_Exercise instructions_
Repeat the material in full. Keep every line exactly as it is.

_Given information_
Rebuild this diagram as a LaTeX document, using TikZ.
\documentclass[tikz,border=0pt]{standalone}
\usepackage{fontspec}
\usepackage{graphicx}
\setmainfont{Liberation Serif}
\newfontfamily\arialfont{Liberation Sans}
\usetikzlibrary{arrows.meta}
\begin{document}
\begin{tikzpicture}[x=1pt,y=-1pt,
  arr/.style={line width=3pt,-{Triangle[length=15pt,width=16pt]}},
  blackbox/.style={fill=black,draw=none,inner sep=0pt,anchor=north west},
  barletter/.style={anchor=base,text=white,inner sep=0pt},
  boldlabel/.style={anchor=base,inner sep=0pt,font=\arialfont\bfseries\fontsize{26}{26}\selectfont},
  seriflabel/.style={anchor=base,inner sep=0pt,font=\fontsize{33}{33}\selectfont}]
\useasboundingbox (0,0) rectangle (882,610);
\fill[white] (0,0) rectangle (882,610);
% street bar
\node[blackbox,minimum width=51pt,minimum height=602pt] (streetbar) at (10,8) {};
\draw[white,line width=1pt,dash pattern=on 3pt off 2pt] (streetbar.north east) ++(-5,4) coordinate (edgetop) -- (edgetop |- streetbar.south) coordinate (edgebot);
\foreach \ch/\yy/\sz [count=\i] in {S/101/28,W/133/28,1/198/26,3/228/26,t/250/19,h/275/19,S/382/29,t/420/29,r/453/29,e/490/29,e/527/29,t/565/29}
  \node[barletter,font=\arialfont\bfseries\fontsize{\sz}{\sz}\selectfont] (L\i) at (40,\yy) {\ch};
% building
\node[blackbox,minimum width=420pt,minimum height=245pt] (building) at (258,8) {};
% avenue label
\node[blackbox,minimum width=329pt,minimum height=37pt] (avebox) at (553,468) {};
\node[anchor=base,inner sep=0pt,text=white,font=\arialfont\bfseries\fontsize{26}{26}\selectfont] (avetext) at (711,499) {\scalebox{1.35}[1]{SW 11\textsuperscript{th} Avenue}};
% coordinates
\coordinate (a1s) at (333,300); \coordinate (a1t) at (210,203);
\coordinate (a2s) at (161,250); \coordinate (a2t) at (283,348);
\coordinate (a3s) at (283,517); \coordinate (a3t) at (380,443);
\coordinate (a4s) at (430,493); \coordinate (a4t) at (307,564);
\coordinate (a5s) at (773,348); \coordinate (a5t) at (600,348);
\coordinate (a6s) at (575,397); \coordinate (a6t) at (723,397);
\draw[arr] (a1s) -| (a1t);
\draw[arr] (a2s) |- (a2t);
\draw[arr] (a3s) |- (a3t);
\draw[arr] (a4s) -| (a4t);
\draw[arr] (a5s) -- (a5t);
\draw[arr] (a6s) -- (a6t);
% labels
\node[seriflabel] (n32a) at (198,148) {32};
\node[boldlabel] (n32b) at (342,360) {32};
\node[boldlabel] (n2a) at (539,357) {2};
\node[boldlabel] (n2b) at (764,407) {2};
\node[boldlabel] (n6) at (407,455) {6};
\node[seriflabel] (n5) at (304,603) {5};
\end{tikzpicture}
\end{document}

_Output of the exercise_
Rebuild this diagram as a LaTeX document, using TikZ.
\documentclass[tikz,border=0pt]{standalone}
\usepackage{fontspec}
\usepackage{graphicx}
\setmainfont{Liberation Serif}
\newfontfamily\arialfont{Liberation Sans}
\usetikzlibrary{arrows.meta}
\begin{document}
\begin{tikzpicture}[x=1pt,y=-1pt,
  arr/.style={line width=3pt,-{Triangle[length=15pt,width=16pt]}},
  blackbox/.style={fill=black,draw=none,inner sep=0pt,anchor=north west},
  barletter/.style={anchor=base,text=white,inner sep=0pt},
  boldlabel/.style={anchor=base,inner sep=0pt,font=\arialfont\bfseries\fontsize{26}{26}\selectfont},
  seriflabel/.style={anchor=base,inner sep=0pt,font=\fontsize{33}{33}\selectfont}]
\useasboundingbox (0,0) rectangle (882,610);
\fill[white] (0,0) rectangle (882,610);
% street bar
\node[blackbox,minimum width=51pt,minimum height=602pt] (streetbar) at (10,8) {};
\draw[white,line width=1pt,dash pattern=on 3pt off 2pt] (streetbar.north east) ++(-5,4) coordinate (edgetop) -- (edgetop |- streetbar.south) coordinate (edgebot);
\foreach \ch/\yy/\sz [count=\i] in {S/101/28,W/133/28,1/198/26,3/228/26,t/250/19,h/275/19,S/382/29,t/420/29,r/453/29,e/490/29,e/527/29,t/565/29}
  \node[barletter,font=\arialfont\bfseries\fontsize{\sz}{\sz}\selectfont] (L\i) at (40,\yy) {\ch};
% building
\node[blackbox,minimum width=420pt,minimum height=245pt] (building) at (258,8) {};
% avenue label
\node[blackbox,minimum width=329pt,minimum height=37pt] (avebox) at (553,468) {};
\node[anchor=base,inner sep=0pt,text=white,font=\arialfont\bfseries\fontsize{26}{26}\selectfont] (avetext) at (711,499) {\scalebox{1.35}[1]{SW 11\textsuperscript{th} Avenue}};
% coordinates
\coordinate (a1s) at (333,300); \coordinate (a1t) at (210,203);
\coordinate (a2s) at (161,250); \coordinate (a2t) at (283,348);
\coordinate (a3s) at (283,517); \coordinate (a3t) at (380,443);
\coordinate (a4s) at (430,493); \coordinate (a4t) at (307,564);
\coordinate (a5s) at (773,348); \coordinate (a5t) at (600,348);
\coordinate (a6s) at (575,397); \coordinate (a6t) at (723,397);
\draw[arr] (a1s) -| (a1t);
\draw[arr] (a2s) |- (a2t);
\draw[arr] (a3s) |- (a3t);
\draw[arr] (a4s) -| (a4t);
\draw[arr] (a5s) -- (a5t);
\draw[arr] (a6s) -- (a6t);
% labels
\node[seriflabel] (n32a) at (198,148) {32};
\node[boldlabel] (n32b) at (342,360) {32};
\node[boldlabel] (n2a) at (539,357) {2};
\node[boldlabel] (n2b) at (764,407) {2};
\node[boldlabel] (n6) at (407,455) {6};
\node[seriflabel] (n5) at (304,603) {5};
\end{tikzpicture}
\end{document}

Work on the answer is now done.